Several years ago, when I was the computer teacher at St. Demetrius High School in Astoria, FBI agents came into my computer lab and asked to see one of my students. I pointed out the student whose name they had given me and they promptly went to him. After a short, whispered, conversation they turned the boy around, and handcuffed him.
As they led my student out of my lab in tears I asked one of the agents what this 14-year-old-boy had done and they told me that he had hacked (broken into) the computers at the Pentagon!
I wanted to teach ethics and respect for the law besides computers so, I discussed this with all my classes. I thought this would also be a good lead in to a lesson on computer security I was planning.
As I started my lesson, I discussed that on the web HTTP meant Hyper Text Transfer Protocol and that if you were buying something or transferring important information you would want to look for an “S” after HTTP or HTTPS. That “S” standing for “secure” and to look for an icon of a little “lock” on a bar on the lower right hand screen.
I told them about encryption and passwords. I told them how the passwords appeared in asterisks (stars) instead of the words and that was for protecting those letters. When one of my favorite students, George, raised his hand and said “Mr. D, I can get to see the letters easily.” I told him to show me after class.
George pulled out a floppy disk and asked my permission to install a little program on a lab computer. I approved. Then he told me to go to any program that required a hidden password and I complied.
George then left clicked the newly installed program icon and the encircled crosshairs, like those of a riflescope appeared on screen. He placed the crosshairs over each box with an asterisk in it and with one mouse click the letters of the secret password appeared.
With software like this, it would take a cheat or thief under one minute to steal your secret password or PIN (personal identification number). At that point, you might be in deep trouble! Your email or on-line banking could have persons other than yourself with access!
Software providers recommend you change your password regularly to foil intruders. You can never keep computer spies out completely but you can make it difficult for them and they will go somewhere else where entry is easier.
I recall a line in a western movie I once saw where an old geezer like Gabby Hayes said: “I ain’t never seen a horse that can’t be rode and never saw a cowboy that can’t been throwed!” To me that means that as computer and data security improves so does the skill and knowledge of the criminal rise to cheat that system - it is a vicious circle.

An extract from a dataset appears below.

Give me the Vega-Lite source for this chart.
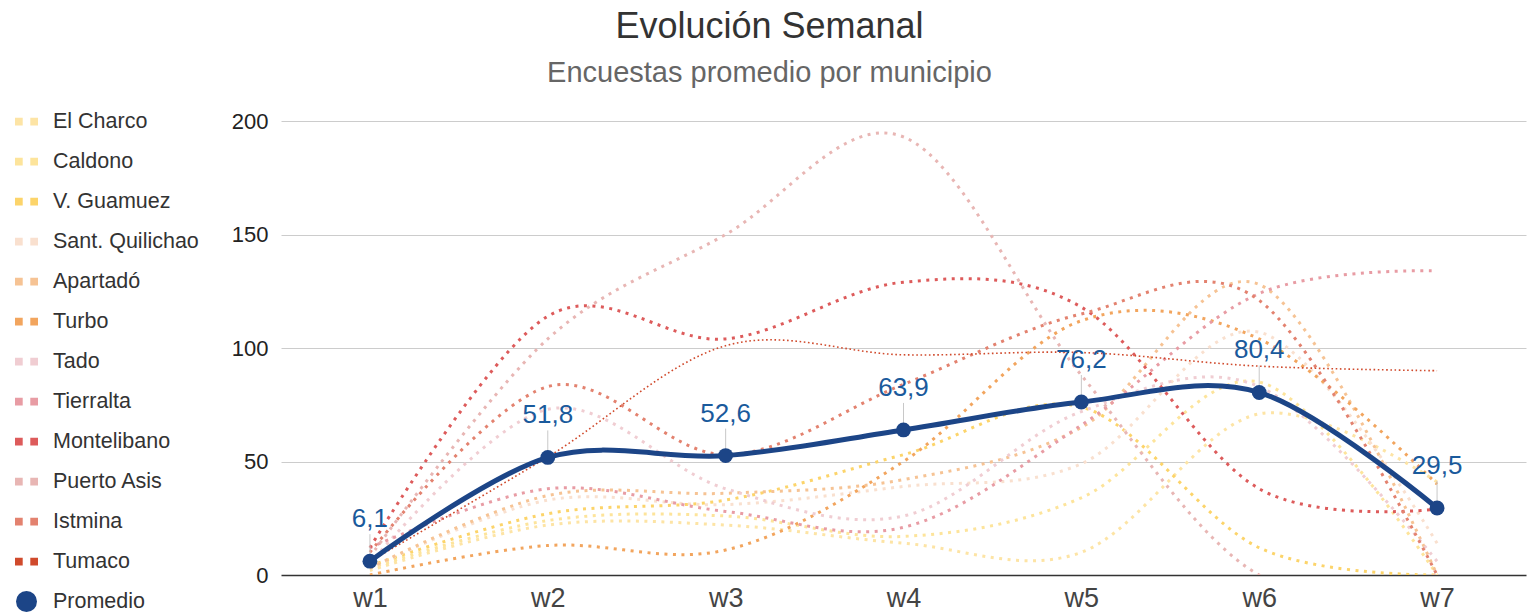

For security reasons, I recommend keeping two checking/Visa/MasterCard whatever accounts. In one, I keep just enough money or credit to use for a small or specific purchase whether on-line or at a cash register - that reduces your risk. If the thief is not deterred by such a small amount he, if successful, just ends up with a little, “chump change!” Be careful with your information and personal data, avoid becoming a “chump” yourself.
P.S., I told that student who had shown me how to reveal hidden passwords to take the program off the computer by deleting it. He deleted it and left the old professor at the computer. However, in leaving, he forgot to do one thing! Can you guess what that one thing was?
He, like most kids and many husbands, forgot to empty the trash!
Sam Di Bernardo is a retired computer teacher.